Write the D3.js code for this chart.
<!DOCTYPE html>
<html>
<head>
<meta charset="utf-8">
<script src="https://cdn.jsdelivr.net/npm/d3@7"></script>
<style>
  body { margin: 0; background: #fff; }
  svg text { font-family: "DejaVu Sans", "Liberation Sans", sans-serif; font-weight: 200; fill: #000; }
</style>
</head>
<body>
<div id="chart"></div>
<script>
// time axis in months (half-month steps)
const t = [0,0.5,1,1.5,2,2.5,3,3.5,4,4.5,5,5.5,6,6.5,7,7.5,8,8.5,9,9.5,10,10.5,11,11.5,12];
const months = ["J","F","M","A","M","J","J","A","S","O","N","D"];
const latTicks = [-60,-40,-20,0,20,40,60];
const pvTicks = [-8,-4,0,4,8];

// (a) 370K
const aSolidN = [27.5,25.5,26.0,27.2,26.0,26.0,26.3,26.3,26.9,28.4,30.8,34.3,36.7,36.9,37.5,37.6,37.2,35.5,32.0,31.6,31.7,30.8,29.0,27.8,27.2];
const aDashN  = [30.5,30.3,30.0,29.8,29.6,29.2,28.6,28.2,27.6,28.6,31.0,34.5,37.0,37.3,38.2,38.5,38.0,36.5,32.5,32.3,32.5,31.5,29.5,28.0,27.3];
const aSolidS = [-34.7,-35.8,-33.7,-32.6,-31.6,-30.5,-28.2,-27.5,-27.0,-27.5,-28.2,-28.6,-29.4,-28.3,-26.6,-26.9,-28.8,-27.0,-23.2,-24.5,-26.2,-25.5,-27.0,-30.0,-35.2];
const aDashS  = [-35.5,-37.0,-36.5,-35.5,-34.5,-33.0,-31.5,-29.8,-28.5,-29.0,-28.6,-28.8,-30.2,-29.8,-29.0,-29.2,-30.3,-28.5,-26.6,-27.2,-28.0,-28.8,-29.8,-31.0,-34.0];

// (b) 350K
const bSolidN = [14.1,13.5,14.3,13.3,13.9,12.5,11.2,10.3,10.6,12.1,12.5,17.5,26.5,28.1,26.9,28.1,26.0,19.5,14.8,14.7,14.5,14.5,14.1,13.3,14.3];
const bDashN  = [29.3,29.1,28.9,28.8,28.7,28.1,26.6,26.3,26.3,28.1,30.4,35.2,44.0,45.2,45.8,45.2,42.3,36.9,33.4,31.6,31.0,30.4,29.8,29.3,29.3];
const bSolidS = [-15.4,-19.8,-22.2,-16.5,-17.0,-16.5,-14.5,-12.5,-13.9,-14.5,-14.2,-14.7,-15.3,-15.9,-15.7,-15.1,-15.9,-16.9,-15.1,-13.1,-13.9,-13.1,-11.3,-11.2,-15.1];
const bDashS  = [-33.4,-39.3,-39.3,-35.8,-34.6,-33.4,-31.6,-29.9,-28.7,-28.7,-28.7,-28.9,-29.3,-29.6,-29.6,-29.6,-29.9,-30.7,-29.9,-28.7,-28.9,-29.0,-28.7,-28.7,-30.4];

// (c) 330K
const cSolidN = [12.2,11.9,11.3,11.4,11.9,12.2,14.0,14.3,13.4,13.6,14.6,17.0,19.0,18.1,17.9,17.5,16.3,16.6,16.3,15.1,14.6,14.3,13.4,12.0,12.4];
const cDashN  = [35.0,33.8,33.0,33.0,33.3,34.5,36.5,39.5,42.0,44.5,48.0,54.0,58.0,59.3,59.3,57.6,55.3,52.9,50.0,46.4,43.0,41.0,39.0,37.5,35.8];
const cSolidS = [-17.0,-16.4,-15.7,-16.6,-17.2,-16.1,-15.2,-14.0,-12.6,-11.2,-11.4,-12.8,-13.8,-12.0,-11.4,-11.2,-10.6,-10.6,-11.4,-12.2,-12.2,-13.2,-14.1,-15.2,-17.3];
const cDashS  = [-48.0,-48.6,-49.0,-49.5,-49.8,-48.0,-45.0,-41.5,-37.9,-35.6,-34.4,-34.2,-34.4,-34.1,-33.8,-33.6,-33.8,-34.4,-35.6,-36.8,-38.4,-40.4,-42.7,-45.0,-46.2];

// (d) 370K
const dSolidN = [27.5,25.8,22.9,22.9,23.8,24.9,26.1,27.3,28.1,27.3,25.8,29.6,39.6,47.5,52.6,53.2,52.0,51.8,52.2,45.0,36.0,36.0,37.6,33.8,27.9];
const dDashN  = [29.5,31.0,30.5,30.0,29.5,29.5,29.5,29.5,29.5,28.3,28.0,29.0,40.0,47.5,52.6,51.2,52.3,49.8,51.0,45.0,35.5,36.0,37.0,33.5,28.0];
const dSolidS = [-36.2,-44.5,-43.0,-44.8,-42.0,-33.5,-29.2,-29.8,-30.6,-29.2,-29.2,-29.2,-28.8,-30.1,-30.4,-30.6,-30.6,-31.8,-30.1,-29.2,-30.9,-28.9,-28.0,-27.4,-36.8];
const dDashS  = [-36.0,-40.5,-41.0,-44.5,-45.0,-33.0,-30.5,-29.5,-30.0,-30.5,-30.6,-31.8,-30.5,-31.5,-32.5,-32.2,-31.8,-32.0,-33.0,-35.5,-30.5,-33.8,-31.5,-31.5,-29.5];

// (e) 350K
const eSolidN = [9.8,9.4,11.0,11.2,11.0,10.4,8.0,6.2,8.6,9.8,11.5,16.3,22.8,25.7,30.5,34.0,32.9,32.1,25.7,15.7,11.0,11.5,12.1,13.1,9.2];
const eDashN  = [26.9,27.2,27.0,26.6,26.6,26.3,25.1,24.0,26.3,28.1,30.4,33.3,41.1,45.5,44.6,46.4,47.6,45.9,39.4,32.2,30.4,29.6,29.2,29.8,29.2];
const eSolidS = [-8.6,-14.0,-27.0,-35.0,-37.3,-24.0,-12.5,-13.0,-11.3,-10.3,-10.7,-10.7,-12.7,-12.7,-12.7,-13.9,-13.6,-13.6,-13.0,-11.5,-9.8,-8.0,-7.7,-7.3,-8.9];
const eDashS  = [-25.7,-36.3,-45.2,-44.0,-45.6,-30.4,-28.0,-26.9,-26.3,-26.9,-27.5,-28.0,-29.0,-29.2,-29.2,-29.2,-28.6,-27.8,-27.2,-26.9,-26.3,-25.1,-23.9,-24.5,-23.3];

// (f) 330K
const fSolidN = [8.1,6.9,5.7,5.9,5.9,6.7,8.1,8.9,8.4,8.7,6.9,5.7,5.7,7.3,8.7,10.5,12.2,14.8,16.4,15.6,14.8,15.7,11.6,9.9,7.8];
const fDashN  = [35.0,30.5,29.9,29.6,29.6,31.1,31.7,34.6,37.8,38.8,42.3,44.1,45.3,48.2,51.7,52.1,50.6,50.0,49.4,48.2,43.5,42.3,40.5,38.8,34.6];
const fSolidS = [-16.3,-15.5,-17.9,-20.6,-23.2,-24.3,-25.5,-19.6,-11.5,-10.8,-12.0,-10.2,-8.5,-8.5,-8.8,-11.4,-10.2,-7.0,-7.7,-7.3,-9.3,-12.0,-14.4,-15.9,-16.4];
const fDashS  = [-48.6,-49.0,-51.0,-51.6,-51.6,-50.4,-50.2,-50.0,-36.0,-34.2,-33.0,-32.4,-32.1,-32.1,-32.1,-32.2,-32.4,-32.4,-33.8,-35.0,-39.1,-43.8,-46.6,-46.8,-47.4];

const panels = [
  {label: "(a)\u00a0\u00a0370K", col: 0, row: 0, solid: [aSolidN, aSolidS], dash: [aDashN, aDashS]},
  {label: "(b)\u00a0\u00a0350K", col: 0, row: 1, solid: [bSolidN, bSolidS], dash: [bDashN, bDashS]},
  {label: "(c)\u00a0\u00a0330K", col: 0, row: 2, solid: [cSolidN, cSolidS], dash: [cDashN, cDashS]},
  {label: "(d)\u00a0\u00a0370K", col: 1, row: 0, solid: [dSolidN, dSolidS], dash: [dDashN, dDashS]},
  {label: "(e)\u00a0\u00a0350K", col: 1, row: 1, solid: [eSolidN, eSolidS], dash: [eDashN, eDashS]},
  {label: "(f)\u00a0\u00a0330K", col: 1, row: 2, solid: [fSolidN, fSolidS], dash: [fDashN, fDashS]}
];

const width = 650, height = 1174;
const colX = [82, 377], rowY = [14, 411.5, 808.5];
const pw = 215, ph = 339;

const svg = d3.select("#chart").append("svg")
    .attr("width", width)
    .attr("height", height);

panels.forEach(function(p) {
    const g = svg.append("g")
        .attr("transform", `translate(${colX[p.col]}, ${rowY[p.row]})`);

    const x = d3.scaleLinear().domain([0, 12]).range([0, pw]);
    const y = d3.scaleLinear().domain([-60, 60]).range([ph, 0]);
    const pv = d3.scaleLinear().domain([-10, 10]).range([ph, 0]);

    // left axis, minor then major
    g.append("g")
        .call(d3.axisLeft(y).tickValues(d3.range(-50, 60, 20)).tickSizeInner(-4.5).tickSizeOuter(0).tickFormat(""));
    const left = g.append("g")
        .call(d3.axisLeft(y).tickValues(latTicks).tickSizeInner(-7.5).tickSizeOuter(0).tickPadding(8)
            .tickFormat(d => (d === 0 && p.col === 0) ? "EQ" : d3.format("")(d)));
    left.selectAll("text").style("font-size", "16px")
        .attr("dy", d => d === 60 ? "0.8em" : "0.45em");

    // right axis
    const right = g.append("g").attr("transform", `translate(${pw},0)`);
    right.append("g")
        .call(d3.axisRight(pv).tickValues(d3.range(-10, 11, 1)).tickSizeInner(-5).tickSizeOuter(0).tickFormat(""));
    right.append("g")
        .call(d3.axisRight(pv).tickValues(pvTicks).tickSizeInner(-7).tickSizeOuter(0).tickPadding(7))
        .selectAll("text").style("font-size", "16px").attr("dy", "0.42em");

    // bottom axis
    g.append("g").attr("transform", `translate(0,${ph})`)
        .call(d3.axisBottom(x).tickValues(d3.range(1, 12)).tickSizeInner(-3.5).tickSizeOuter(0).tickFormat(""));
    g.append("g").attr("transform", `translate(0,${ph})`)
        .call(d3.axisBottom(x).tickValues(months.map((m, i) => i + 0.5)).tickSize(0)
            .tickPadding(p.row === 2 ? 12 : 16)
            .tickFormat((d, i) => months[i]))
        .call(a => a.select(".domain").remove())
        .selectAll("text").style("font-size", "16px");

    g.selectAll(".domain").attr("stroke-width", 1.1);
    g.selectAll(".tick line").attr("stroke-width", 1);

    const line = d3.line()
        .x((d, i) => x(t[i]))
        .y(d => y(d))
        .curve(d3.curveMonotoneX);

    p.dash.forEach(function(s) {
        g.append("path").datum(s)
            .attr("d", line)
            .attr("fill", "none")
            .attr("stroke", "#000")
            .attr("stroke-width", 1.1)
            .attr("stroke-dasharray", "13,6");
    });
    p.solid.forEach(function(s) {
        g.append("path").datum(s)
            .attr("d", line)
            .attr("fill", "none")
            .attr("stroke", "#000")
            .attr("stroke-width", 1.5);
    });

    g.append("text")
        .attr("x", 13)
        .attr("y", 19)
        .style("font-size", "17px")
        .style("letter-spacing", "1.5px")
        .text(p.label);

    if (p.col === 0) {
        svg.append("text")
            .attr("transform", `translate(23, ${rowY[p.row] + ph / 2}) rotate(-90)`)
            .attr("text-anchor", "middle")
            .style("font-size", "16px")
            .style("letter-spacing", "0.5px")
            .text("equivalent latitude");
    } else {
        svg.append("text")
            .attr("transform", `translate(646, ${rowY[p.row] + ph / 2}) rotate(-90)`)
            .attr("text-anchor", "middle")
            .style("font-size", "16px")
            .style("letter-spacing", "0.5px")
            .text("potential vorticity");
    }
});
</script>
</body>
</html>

****

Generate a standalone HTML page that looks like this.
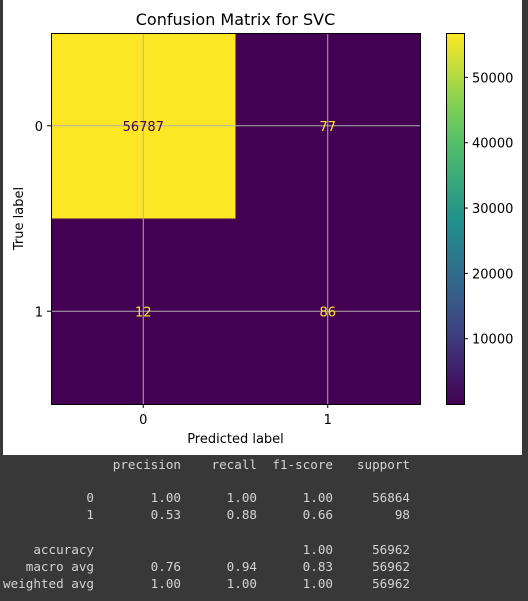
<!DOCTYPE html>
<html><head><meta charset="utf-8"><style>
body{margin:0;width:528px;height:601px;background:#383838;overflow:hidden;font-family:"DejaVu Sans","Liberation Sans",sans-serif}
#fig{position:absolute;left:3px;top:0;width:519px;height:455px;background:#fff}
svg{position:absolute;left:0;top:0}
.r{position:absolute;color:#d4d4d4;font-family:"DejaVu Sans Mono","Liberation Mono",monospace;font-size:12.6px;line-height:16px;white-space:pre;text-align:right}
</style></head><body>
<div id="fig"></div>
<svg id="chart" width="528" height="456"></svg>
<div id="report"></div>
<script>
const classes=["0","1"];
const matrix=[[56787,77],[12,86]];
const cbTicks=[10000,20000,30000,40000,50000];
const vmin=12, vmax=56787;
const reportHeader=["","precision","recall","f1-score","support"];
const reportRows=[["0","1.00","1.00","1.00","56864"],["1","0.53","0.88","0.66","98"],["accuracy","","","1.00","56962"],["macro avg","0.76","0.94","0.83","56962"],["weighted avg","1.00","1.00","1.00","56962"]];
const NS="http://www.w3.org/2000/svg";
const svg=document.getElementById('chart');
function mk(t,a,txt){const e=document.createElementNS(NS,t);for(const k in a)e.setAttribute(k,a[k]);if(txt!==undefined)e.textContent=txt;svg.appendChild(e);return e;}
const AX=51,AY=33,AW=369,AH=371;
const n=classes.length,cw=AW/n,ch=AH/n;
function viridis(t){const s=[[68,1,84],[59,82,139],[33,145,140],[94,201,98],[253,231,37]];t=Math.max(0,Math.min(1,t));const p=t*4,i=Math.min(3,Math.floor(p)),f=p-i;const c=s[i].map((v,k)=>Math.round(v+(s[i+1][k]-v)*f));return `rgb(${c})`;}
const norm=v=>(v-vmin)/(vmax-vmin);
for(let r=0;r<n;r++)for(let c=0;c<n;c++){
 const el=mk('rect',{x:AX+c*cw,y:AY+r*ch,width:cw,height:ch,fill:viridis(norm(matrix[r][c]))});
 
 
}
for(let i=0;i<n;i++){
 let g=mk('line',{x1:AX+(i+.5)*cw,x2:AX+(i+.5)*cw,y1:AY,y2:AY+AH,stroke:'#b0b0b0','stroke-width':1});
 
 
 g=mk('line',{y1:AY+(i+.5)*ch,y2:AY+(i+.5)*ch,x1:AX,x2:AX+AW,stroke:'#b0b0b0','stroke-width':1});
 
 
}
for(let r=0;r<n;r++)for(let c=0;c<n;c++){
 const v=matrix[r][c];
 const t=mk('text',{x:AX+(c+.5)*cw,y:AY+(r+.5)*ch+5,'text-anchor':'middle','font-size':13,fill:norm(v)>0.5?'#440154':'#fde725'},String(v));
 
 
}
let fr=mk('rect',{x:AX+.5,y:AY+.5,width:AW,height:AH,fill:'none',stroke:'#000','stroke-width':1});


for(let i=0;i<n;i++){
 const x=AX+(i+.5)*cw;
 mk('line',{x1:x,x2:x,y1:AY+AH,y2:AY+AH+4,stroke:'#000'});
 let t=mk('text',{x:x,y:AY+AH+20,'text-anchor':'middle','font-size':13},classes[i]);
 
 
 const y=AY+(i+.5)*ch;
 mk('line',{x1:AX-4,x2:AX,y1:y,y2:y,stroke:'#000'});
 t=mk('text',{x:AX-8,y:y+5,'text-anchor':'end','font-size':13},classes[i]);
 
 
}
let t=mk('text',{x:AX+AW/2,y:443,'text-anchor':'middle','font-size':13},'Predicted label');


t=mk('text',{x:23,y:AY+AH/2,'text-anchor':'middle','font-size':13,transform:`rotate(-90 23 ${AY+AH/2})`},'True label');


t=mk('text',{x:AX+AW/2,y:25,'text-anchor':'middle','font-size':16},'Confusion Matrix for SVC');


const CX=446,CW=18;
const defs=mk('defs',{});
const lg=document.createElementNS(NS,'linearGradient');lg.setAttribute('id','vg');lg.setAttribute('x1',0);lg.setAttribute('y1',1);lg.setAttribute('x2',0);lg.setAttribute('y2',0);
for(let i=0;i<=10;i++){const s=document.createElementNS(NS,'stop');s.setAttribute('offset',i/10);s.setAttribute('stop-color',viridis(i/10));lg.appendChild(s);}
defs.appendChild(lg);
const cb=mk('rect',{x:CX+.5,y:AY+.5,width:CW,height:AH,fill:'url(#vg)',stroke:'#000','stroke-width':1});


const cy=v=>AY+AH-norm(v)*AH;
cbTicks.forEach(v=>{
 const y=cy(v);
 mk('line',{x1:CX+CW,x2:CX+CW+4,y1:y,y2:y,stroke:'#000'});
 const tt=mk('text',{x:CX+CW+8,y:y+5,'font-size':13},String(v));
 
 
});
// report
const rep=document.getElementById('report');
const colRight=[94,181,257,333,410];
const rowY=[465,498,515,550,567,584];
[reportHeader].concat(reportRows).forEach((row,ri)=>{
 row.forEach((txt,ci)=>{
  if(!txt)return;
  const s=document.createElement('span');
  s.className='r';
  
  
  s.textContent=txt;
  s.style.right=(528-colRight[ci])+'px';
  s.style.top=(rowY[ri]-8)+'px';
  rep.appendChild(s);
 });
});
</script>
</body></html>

****

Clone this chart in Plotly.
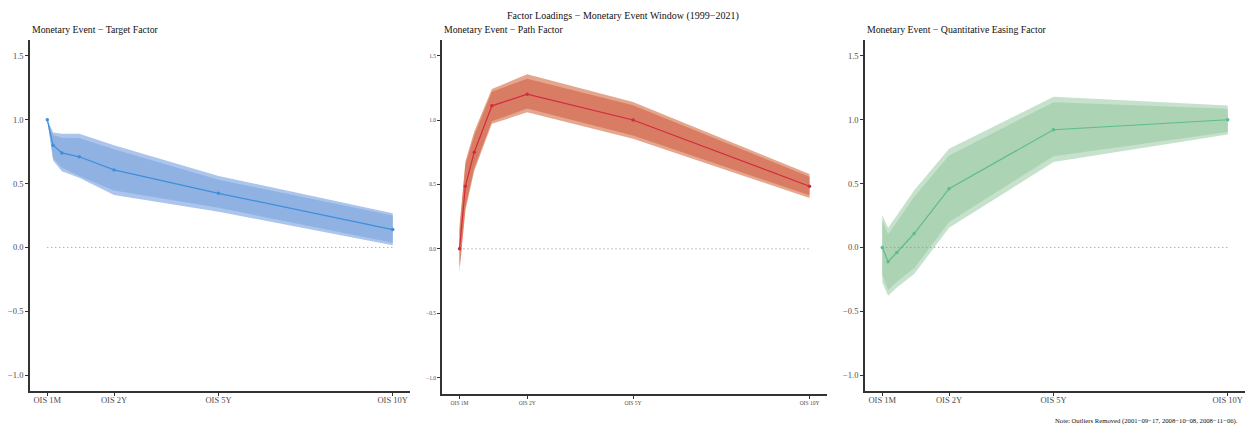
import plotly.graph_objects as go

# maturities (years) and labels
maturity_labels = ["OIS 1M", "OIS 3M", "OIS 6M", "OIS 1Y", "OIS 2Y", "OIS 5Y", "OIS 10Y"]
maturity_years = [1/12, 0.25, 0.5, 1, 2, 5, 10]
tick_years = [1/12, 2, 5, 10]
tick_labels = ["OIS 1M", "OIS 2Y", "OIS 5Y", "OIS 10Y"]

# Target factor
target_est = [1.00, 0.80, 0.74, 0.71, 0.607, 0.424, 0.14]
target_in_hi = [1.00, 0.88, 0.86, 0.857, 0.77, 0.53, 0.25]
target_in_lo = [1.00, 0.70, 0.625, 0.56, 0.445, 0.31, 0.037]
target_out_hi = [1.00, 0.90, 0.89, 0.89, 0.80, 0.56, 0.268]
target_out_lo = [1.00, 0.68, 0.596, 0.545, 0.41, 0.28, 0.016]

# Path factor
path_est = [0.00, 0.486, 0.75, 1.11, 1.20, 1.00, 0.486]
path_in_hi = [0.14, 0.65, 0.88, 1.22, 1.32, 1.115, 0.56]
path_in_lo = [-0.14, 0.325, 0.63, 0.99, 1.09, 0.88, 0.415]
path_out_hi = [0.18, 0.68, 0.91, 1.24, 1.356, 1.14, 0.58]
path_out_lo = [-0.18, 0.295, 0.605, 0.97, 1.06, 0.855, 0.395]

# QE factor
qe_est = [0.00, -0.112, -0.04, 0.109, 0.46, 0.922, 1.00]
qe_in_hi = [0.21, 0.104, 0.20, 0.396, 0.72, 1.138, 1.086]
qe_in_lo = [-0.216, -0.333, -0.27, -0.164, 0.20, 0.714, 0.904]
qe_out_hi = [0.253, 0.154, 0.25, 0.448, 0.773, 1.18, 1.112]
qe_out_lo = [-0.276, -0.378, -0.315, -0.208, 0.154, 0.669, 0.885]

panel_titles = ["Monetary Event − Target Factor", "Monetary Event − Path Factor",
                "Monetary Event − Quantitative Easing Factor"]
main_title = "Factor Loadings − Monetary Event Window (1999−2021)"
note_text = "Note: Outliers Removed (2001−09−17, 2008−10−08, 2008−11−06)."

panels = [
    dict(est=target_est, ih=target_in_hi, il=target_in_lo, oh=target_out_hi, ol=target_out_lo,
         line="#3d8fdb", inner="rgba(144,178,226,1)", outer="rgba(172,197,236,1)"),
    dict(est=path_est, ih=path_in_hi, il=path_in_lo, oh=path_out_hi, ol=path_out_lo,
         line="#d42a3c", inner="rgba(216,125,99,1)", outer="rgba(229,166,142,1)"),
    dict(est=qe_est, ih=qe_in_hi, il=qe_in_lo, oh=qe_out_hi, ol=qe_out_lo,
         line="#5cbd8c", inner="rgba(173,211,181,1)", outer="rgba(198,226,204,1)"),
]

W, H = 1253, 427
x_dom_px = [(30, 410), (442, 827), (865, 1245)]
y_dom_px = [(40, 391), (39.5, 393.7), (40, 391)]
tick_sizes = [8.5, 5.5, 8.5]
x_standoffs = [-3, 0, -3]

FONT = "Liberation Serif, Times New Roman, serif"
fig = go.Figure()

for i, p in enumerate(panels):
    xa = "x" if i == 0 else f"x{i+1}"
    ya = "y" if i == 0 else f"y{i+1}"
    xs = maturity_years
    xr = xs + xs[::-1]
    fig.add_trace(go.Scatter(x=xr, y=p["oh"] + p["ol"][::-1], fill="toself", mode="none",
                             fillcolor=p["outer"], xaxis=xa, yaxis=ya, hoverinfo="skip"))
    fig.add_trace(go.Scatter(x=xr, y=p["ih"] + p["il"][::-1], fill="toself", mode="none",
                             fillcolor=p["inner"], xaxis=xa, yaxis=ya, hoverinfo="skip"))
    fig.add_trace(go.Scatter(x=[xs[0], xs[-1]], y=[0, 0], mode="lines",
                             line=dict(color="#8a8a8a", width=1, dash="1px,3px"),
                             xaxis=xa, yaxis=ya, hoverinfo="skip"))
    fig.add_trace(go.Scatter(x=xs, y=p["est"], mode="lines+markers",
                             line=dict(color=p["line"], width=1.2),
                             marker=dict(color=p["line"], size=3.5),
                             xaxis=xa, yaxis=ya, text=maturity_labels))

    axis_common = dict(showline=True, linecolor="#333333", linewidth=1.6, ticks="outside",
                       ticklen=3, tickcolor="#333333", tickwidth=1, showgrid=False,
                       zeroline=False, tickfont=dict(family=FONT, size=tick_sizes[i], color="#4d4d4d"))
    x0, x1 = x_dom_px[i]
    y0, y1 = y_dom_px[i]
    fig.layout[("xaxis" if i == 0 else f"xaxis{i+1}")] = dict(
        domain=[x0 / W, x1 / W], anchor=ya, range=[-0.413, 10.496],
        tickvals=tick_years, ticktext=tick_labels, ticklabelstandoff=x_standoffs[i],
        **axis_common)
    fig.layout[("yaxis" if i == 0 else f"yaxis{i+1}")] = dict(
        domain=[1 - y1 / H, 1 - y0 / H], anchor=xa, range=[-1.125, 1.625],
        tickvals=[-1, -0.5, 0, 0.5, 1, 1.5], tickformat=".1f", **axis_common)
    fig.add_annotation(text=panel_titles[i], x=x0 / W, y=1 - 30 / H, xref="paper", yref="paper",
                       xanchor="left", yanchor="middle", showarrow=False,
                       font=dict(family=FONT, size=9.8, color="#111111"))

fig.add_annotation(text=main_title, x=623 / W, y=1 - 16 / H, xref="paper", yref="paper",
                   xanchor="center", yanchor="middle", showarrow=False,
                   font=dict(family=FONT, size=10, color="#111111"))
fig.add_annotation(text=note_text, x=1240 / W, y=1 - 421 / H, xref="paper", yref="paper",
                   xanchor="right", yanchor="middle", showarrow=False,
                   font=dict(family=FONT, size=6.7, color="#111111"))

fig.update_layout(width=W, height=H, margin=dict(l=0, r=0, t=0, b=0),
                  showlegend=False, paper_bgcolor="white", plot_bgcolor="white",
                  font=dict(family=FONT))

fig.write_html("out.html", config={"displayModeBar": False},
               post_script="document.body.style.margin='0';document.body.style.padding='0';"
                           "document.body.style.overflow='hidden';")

****

Stated task
Exact duplication is required for the lines above, from the line that contains "Write the D3.js code for this chart." to the line that contains "const pvTicks = [-8,-4,0,4,8];", inclusive; omit all others.

Solved exercise
Write the D3.js code for this chart.
<!DOCTYPE html>
<html>
<head>
<meta charset="utf-8">
<script src="https://cdn.jsdelivr.net/npm/d3@7"></script>
<style>
  body { margin: 0; background: #fff; }
  svg text { font-family: "DejaVu Sans", "Liberation Sans", sans-serif; font-weight: 200; fill: #000; }
</style>
</head>
<body>
<div id="chart"></div>
<script>
// time axis in months (half-month steps)
const t = [0,0.5,1,1.5,2,2.5,3,3.5,4,4.5,5,5.5,6,6.5,7,7.5,8,8.5,9,9.5,10,10.5,11,11.5,12];
const months = ["J","F","M","A","M","J","J","A","S","O","N","D"];
const latTicks = [-60,-40,-20,0,20,40,60];
const pvTicks = [-8,-4,0,4,8];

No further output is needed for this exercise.